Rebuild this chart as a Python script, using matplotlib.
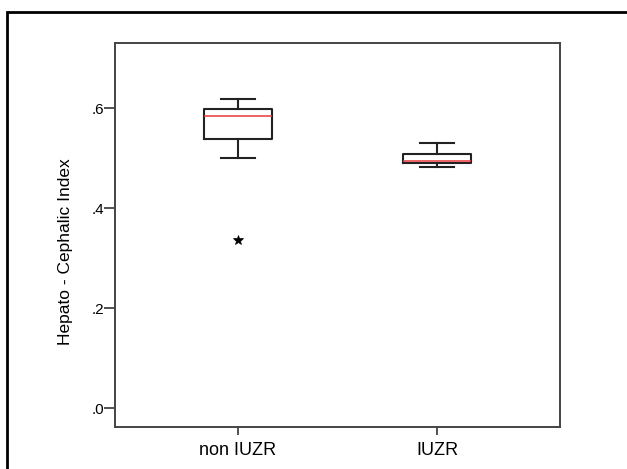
import matplotlib
matplotlib.use("Agg")
import matplotlib.pyplot as plt
from matplotlib.patches import Rectangle

plt.rcParams['font.family'] = ['Liberation Sans', 'DejaVu Sans']

# boxplot values
groups = ['non IUZR', 'IUZR']
whislo = [0.500, 0.482]
q1 = [0.538, 0.490]
med = [0.585, 0.493]
q3 = [0.598, 0.508]
whishi = [0.618, 0.530]
outliers = [[0.336], []]

yticks = [0.0, 0.2, 0.4, 0.6]
ytick_labels = ['.0', '.2', '.4', '.6']

W, H = 627, 469
fig = plt.figure(figsize=(W / 100, H / 100), dpi=100)
ax = fig.add_axes([115 / W, 1 - 427 / H, (560 - 115) / W, (427 - 43) / H])

stats = []
for i in range(len(groups)):
    stats.append(dict(label=groups[i], whislo=whislo[i], q1=q1[i], med=med[i],
                      q3=q3[i], whishi=whishi[i], fliers=outliers[i]))

ax.bxp(stats, positions=[1, 2], widths=0.337, showfliers=True,
       boxprops=dict(color='#222222', linewidth=1.5),
       whiskerprops=dict(color='#222222', linewidth=1.5),
       capprops=dict(color='#222222', linewidth=1.5),
       capwidths=0.168,
       medianprops=dict(color='#e8383d', linewidth=1.1),
       flierprops=dict(marker='*', markersize=7, markeredgecolor='black',
                       markerfacecolor='black', markeredgewidth=0.5))

ax.set_xlim(0.382, 2.618)
ax.set_ylim(-0.038, 0.730)
ax.set_yticks(yticks)
ax.set_yticklabels(ytick_labels)
ax.set_ylabel('Hepato - Cephalic Index', fontsize=12.5)
ax.yaxis.set_label_coords(-0.095, 0.458)

for s in ax.spines.values():
    s.set_color('#444444')
    s.set_linewidth(1.4)
ax.tick_params(direction='out', width=1.2, colors='#333333', labelcolor='black')
ax.tick_params(axis='y', length=8, labelsize=11, pad=0)
ax.tick_params(axis='x', length=6, labelsize=13, pad=5)

# outer frame of the chart window
fig.patches.append(Rectangle((7 / W, -0.1), 1.2, 1 - 12 / H + 0.1,
                             transform=fig.transFigure, fill=False,
                             edgecolor='black', linewidth=2.0))

fig.savefig('out.png', dpi=100)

### [Task statement]
Up to and including the line with "ytick_labels = ['.0', '.2', '.4', '.6']", copy the data above from its first line. Skip pictures.

### [Task result]
Rebuild this chart as a Python script, using matplotlib.
import matplotlib
matplotlib.use("Agg")
import matplotlib.pyplot as plt
from matplotlib.patches import Rectangle

plt.rcParams['font.family'] = ['Liberation Sans', 'DejaVu Sans']

# boxplot values
groups = ['non IUZR', 'IUZR']
whislo = [0.500, 0.482]
q1 = [0.538, 0.490]
med = [0.585, 0.493]
q3 = [0.598, 0.508]
whishi = [0.618, 0.530]
outliers = [[0.336], []]

yticks = [0.0, 0.2, 0.4, 0.6]
ytick_labels = ['.0', '.2', '.4', '.6']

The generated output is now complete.